**OBJECTIVE:** Set down the data below from its first line to the line holding "plt.rcParams['font.family'] = ['Liberation", inclusive; omit all pictures.

* BEGIN *

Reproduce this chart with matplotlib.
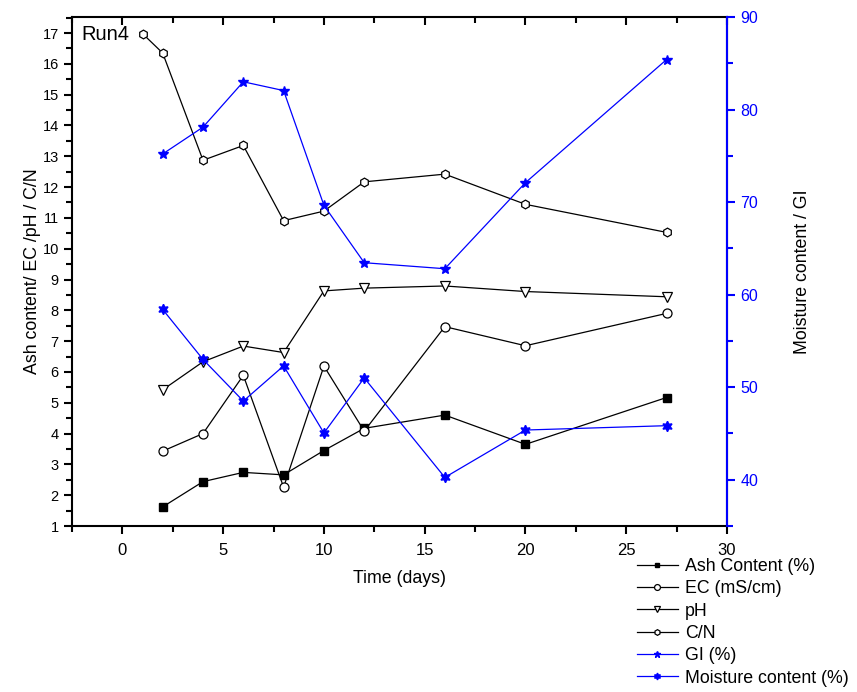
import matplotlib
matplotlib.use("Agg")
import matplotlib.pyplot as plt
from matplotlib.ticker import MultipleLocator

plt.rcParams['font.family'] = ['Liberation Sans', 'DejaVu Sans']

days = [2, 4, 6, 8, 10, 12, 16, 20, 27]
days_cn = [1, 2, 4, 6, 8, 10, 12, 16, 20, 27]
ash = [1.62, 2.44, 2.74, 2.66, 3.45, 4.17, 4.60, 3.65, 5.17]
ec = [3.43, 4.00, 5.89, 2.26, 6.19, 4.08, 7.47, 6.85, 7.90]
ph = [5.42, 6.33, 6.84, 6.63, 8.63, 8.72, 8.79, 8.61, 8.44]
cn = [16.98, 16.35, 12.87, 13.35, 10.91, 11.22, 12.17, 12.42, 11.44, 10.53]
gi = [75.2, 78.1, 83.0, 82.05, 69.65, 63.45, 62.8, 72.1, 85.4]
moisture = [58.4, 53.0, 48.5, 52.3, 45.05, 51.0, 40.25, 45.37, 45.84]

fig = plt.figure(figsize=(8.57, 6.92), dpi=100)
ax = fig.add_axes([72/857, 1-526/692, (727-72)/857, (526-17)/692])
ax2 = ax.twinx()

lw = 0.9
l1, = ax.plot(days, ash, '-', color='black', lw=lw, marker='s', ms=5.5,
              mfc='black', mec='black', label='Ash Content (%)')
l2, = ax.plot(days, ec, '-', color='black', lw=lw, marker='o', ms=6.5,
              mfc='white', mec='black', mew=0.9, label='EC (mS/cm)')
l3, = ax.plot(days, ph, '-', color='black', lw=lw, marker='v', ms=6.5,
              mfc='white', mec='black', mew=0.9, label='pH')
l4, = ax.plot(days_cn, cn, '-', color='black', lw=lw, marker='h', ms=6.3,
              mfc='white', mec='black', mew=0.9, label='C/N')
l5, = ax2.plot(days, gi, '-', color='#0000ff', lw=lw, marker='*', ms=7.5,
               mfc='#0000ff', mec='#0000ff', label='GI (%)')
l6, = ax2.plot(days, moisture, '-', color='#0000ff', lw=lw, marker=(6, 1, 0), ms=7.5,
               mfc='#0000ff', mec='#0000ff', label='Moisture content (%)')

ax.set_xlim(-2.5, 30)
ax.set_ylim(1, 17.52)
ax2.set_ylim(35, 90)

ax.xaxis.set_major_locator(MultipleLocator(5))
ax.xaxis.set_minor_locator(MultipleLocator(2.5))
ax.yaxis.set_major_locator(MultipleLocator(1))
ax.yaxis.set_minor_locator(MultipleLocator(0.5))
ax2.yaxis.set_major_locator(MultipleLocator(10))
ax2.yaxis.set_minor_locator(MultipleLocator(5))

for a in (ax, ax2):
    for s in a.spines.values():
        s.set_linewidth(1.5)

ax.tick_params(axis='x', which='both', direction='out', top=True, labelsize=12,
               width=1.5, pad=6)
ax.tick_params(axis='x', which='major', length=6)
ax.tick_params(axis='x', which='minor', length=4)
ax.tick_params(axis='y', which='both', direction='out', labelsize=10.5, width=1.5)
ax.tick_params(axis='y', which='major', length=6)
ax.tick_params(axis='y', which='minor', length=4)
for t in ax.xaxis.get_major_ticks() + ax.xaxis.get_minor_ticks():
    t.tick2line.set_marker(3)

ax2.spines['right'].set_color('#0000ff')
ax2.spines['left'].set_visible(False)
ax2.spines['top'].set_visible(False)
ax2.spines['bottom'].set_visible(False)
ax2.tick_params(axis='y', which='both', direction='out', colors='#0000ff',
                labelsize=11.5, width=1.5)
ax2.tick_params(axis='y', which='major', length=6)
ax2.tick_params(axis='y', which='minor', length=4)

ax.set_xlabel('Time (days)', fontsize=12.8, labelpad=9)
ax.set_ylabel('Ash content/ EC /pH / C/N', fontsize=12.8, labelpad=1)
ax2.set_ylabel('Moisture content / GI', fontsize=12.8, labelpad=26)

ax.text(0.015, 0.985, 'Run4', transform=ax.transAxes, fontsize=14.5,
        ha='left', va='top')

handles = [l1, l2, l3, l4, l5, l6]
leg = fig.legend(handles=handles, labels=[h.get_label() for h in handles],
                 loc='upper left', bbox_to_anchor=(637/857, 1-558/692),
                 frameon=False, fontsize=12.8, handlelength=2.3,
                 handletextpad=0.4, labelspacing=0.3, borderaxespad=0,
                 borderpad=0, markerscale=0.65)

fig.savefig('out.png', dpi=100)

* END *

**FINISHED EXERCISE:**
Reproduce this chart with matplotlib.
import matplotlib
matplotlib.use("Agg")
import matplotlib.pyplot as plt
from matplotlib.ticker import MultipleLocator

plt.rcParams['font.family'] = ['Liberation Sans', 'DejaVu Sans']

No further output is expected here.